Catch All

Globe Theatre, 104 London St, Dunedin

20/03/2012 - 20/03/2012

Dunedin Fringe 2012

Production Details



Catch-All explores the relationship between performers and audience. Using live instructions and pre-determined rules the game Monopoly is used to create an entertaining performance which unfurls before the audience, who control the experience, whether intentionally or inadvertently. The show is topped off with a powerful dance exploring how readily a body can communicate, even when habitual movement is restructured.

Time: 7:00pm
Prices: Full $15, Concession $10
Tickets: www.dashtickets.co.nz, ph. 0800 327 484, booking fees apply
Notes: Suitable for all ages


Dancers: Ella Robinson, Hannah Rouse, Lisa Wilkinson, Lizzie Hewitt, Anna Noonan and Aliza Yair



1hour

Stretching the rules with crowd participation

Review by Hannah Molloy 21st Mar 2012

The Globe Theatre, tucked down a garden path in Dunedin’s City Rise, was the compact venue for the one-night performance of Catch-All, choreographed by Lizzie Hewitt and performed by Scarified Pigeon Dance Theatre. The theatre was jammed with a very supportive audience and there were many more waiting outside, wishing they had been a little earlier as the queues were turned away at the door due to a full house.

Cheery instructions, hand written and stuck to the walls, greeted attendees as they squeezed in, setting the tone for a very informal but clever performance. The signs assured the audience that their written contributions (a body part for Chance cards and a name for the Community Chest) didn’t mean they would have to go on stage – and neither did they… except one woman….

House Rules, danced by Ella Robinson, Hannah Rouse, Lisa Wilkinson and Aliza Yair, was a loose version of the board game Monopoly. Hannah Rouse set the scene with a clownish performance of shaking her die in a dice box and, as the other dancers joined her on stage, they rolled oversize dice and performed a sequence of movement according to the number. There were elements of childhood memories in this dance, as the dancers snuck each other’s stuff, wrestled and blended their movements. Lisa Wilkinson was, as usual, compelling to watch, as was Aliza Yair, with very different motion but equally beautiful.

The unchoreographed responses to the selection of a Chance or Community Chest card were quick and the audience had little trouble interpreting the body part danced and there were several pleased faces as their name was called and the dancer announced, “this one’s for you”. While there were hilarious moments, particularly Ella Robinson’s expressive face – so petulant when she was sent to jail – each aspect of this dance was a touch too long and its meaning seemed to take its time to become apparent.

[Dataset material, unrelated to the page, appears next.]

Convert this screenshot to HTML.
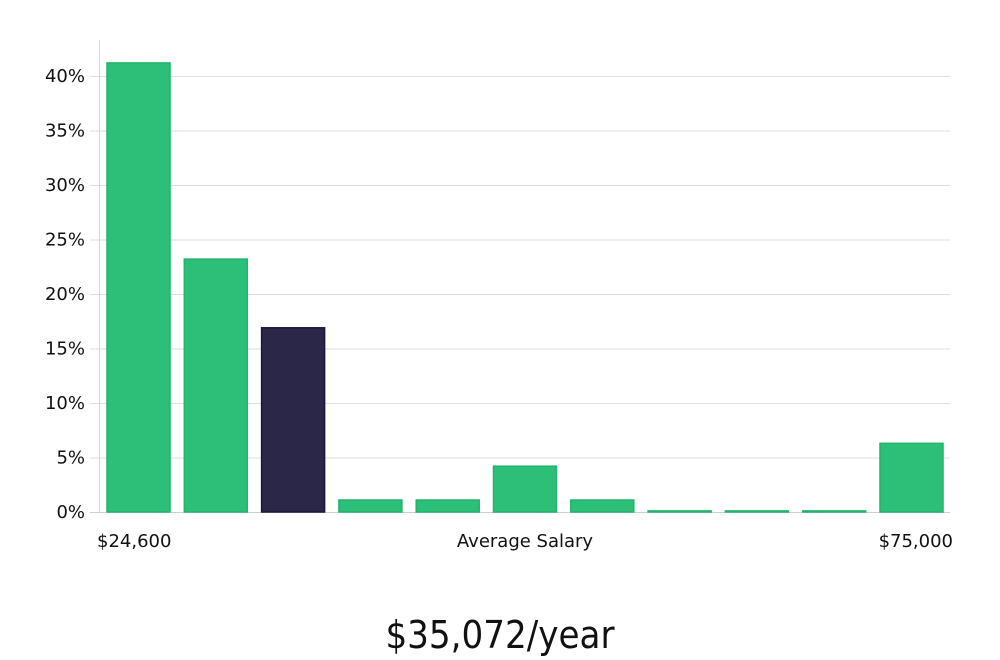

Lizzie Hewitt’s solo performance in The Chronicles Of was easy to watch, quirky and engaging. Describing fragments of memory, text and sound, Lizzie engaged with audience directly, handing startled people pointe shoes and a boot before asking for them to be returned. She draped herself in aprons and added sunglasses and just the one boot and moved on the stage with a laconic poise and precision as well as humour. Her quirky choreography included eating handfuls of bhuja onstage while reading from a card. Needless to say, she was unintelligible and the audience thoroughly taken with the process, not least when she ate the bits she dropped on the floor – ten second rule anyone?!

The third dance, Fragmentality, was easily the most beautiful. Anna Noonan and Aliza Yair were graceful and methodical. It felt like an experimentation of dance, testing the strength of a ‘choreographic phase’, to see how the body will react and evolve a series of movements with changing parameters. The care and serenity with which Anna Noonan holds her body to form the movements is inspiring and Aliza Yair will be a drawcard for future performances.

These dances were the barest expression of the functionality of dance as a medium but Lizzie’s choreography expresses her self clearly. It’s fun to go to a show where the rules are stretched and the audience is invited to come along for the ride. There’s nothing quite like a bit of slightly off the wall audience participation, as long as it’s the right crowd.